Jane Ridley

Girls from the golden West

Who was the first American to marry an English duke? Most students of the peerage would say it was Consuelo Yzagna who married the eldest son of the Duke of Manchester in 1876.

issue 14 August 2010

Who was the first American to marry an English duke? Most students of the peerage would say it was Consuelo Yzagna who married the eldest son of the Duke of Manchester in 1876. But the banjo-strumming Cuban American Consuelo was not the first Yankee duchess. As early as 1828 the American Louisa Caton married the eldest son of the Duke of Leeds. This was half a century before the dollar princesses, trading titles for cash, played havoc with Burke’s Peerage. Louisa and her sisters were the pioneers of the American invasion of London society. Their conquest was so successful, and they became so assimilated, that they left barely a ripple. Only now has Jehanne Wake researched and pieced together their story.

The four Caton sisters were born into one of the grandest American families. Their grandfather, Charles Carroll, lived to become a national treasure: he was the last survivor of the Founding Fathers who signed the Declaration of Independence. The head of an Irish Catholic family, Carroll owned huge tobacco plantations scattered over Maryland which brought stupendous wealth. The Caton girls were proud of their revolutionary inheritance, but their family fortune depended on slavery. Rather as one might give a child a dog, each of the little Caton girls owned a body slave, who remained hers for life.
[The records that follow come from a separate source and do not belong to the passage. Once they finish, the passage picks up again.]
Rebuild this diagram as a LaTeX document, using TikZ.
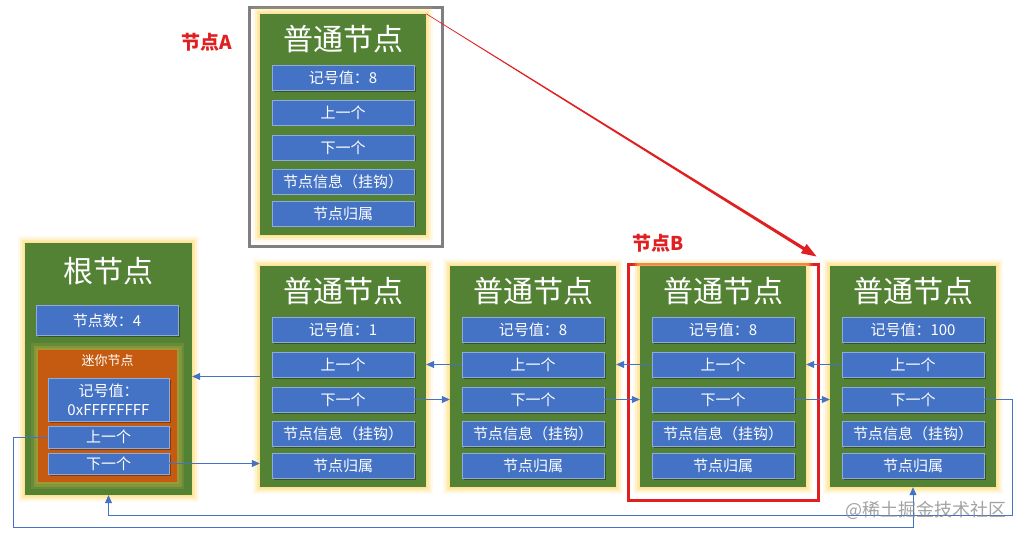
\documentclass[tikz,border=0pt]{standalone}
\usepackage{fontspec}
\setmainfont{Noto Sans CJK SC}
\usetikzlibrary{arrows.meta,calc,shadows}

\definecolor{ngreen}{HTML}{548235}
\definecolor{nblue}{HTML}{4472C4}
\definecolor{nborder}{HTML}{8FAADC}
\definecolor{nglow}{HTML}{FFD966}
\definecolor{norange}{HTML}{C55A11}
\definecolor{nolive}{HTML}{B8B040}
\definecolor{nred}{HTML}{E02020}
\definecolor{ngray}{HTML}{808080}
\definecolor{nline}{HTML}{4472C4}

\tikzset{
  greenbox/.style={fill=ngreen, inner sep=0pt,
    preaction={draw=nglow, line width=14pt, opacity=0.12},
    preaction={draw=nglow, line width=10pt, opacity=0.22},
    preaction={draw=nglow, line width=6pt, opacity=0.35},
    preaction={draw=nglow, line width=2pt, opacity=0.4}},
  minibox/.style={fill=norange, inner sep=0pt,
    preaction={draw=nolive, line width=14pt, opacity=0.2},
    preaction={draw=nolive, line width=9pt, opacity=0.35},
    preaction={draw=nolive!80!norange, line width=4pt, opacity=0.45}},
  titletext/.style={text=white, font=\fontsize{30}{30}\selectfont, inner sep=0pt},
  minititle/.style={text=white, font=\fontsize{13}{13}\selectfont, inner sep=0pt},
  field/.style={fill=nblue, draw=nborder, line width=0.6pt, text=white,
    minimum width=142pt, minimum height=25pt, inner sep=0pt,
    font=\fontsize{15}{15}\selectfont,
    drop shadow={shadow xshift=1.5pt, shadow yshift=-1.5pt, opacity=0.35, fill=black}},
  conn/.style={draw=nline, line width=0.8pt},
  arr/.style={conn, -{Triangle[length=8pt,width=7pt]}},
  redlabel/.style={text=nred, font=\bfseries\fontsize{19}{19}\selectfont, inner sep=0pt},
}

\newcommand\ordnode[4]{%
  \node[greenbox, minimum width=166pt, minimum height=221pt] (#1-g) at (#2,#3+110.5) {};
  \node[titletext] (#1-t) at (#2,#3+25) {普通节点};
  \node[field] (#1-v) at (#2,#3+64) {记号值：#4};
  \node[field] (#1-p) at (#2,#3+98.5) {上一个};
  \node[field] (#1-n) at (#2,#3+133.5) {下一个};
  \node[field] (#1-i) at (#2,#3+167.5) {节点信息（挂钩）};
  \node[field] (#1-o) at (#2,#3+199.5) {节点归属};
}

\begin{document}
\begin{tikzpicture}[x=1pt,y=-1pt]
\useasboundingbox[fill=white] (0,0) rectangle (1025,537);

% frames
\node[draw=ngray, line width=3pt, minimum width=193pt, minimum height=239pt, inner sep=0pt] (boxA) at (345.5,127.5) {};
\node[draw=nred, line width=3pt, minimum width=190pt, minimum height=235pt, inner sep=0pt] (boxB) at (723,382.5) {};

% ordinary nodes
\ordnode{nA}{343}{14}{8}
\ordnode{n1}{343}{266}{1}
\ordnode{n2}{533}{266}{8}
\ordnode{n3}{723}{266}{8}
\ordnode{n4}{913}{266}{100}

% root node
\node[greenbox, minimum width=167pt, minimum height=252pt] (root-g) at (108.5,369) {};
\node[titletext] (root-t) at (108.5,271) {根节点};
\node[field, minimum height=30pt] (root-c) at (107,320.5) {节点数：4};
\node[minibox, minimum width=139pt, minimum height=132pt] (mini) at (107.5,416) {};
\node[minititle] (mini-t) at (107.5,361) {迷你节点};
\node[field, minimum width=121pt, minimum height=43pt, align=center, font=\fontsize{15}{19}\selectfont] (rv) at (108.5,399.5) {记号值：\\0xFFFFFFFF};
\node[field, minimum width=121pt, minimum height=22pt] (rp) at (108.5,437) {上一个};
\node[field, minimum width=121pt, minimum height=21pt] (rn) at (108.5,463.5) {下一个};

% labels
\node[redlabel] (labA) at (207,42) {节点A};
\node[redlabel] (labB) at (658,243) {节点B};

% connectors between neighbours
\draw[arr] (n1-g.west) -- (n1-g.west -| root-g.east);
\draw[arr] (rn.east) -- (rn.east -| n1-g.west);
\draw[arr] (n2-p.west) -- (n2-p.west -| n1-g.east);
\draw[arr] (n1-n.east) -- (n1-n.east -| n2-g.west);
\draw[arr] (n3-p.west) -- (n3-p.west -| n2-g.east);
\draw[arr] (n2-n.east) -- (n2-n.east -| n3-g.west);
\draw[arr] (n4-p.west) -- (n4-p.west -| n3-g.east);
\draw[arr] (n3-n.east) -- (n3-n.east -| n4-g.west);

% loop connectors
\coordinate (loopR) at (1012,515);
\coordinate (loopL) at (13,527);
\draw[arr] (n4-n.east) -| (loopR) -| (root-g.south);
\draw[arr] (rp.west) -| (loopL) -| (n4-g.south);

% red tapered arrow from node A to node B
\coordinate (ra) at (nA-g.north east);
\coordinate (rt) at ($(boxB.north east)+(-3,-7)$);
\coordinate (rb) at ($(rt)!15pt!(ra)$);
\fill[nred] ($(ra)!0.3pt!90:(rt)$) -- ($(rb)!1.6pt!90:(rt)$) -- ($(rb)!5.5pt!90:(rt)$) -- (rt)
  -- ($(rb)!5.5pt!-90:(rt)$) -- ($(rb)!1.6pt!-90:(rt)$) -- ($(ra)!0.3pt!-90:(rt)$) -- cycle;

% watermark
\node[text=black!45, opacity=0.8, font=\fontsize{18}{18}\selectfont, inner sep=0pt] (wm) at (926,510) {@稀土掘金技术社区};
\end{tikzpicture}
\end{document}
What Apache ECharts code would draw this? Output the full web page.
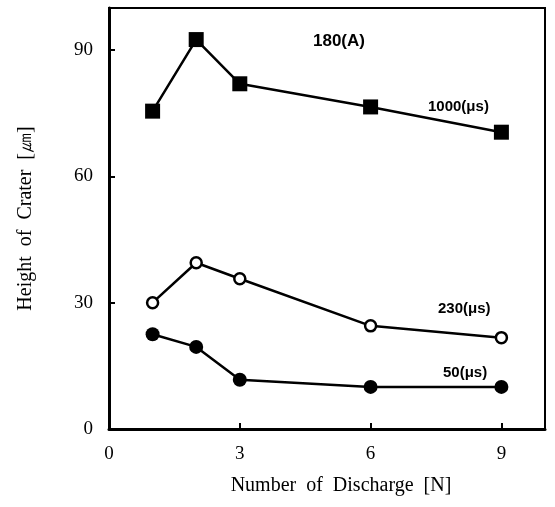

In their twenties, three of the four sisters travelled to England in 1816. They brought an introduction to the Duke of Wellington, who took an instant fancy to them, and especially to the eldest, Marianne. They were lionised by society. Trailing along behind the Duke, they attended parties at Almacks, stayed in big houses, visited the Prince Regent’s court at Brighton and travelled to post-Napoleonic France.

The Duke of Wellington’s patronage was crucial.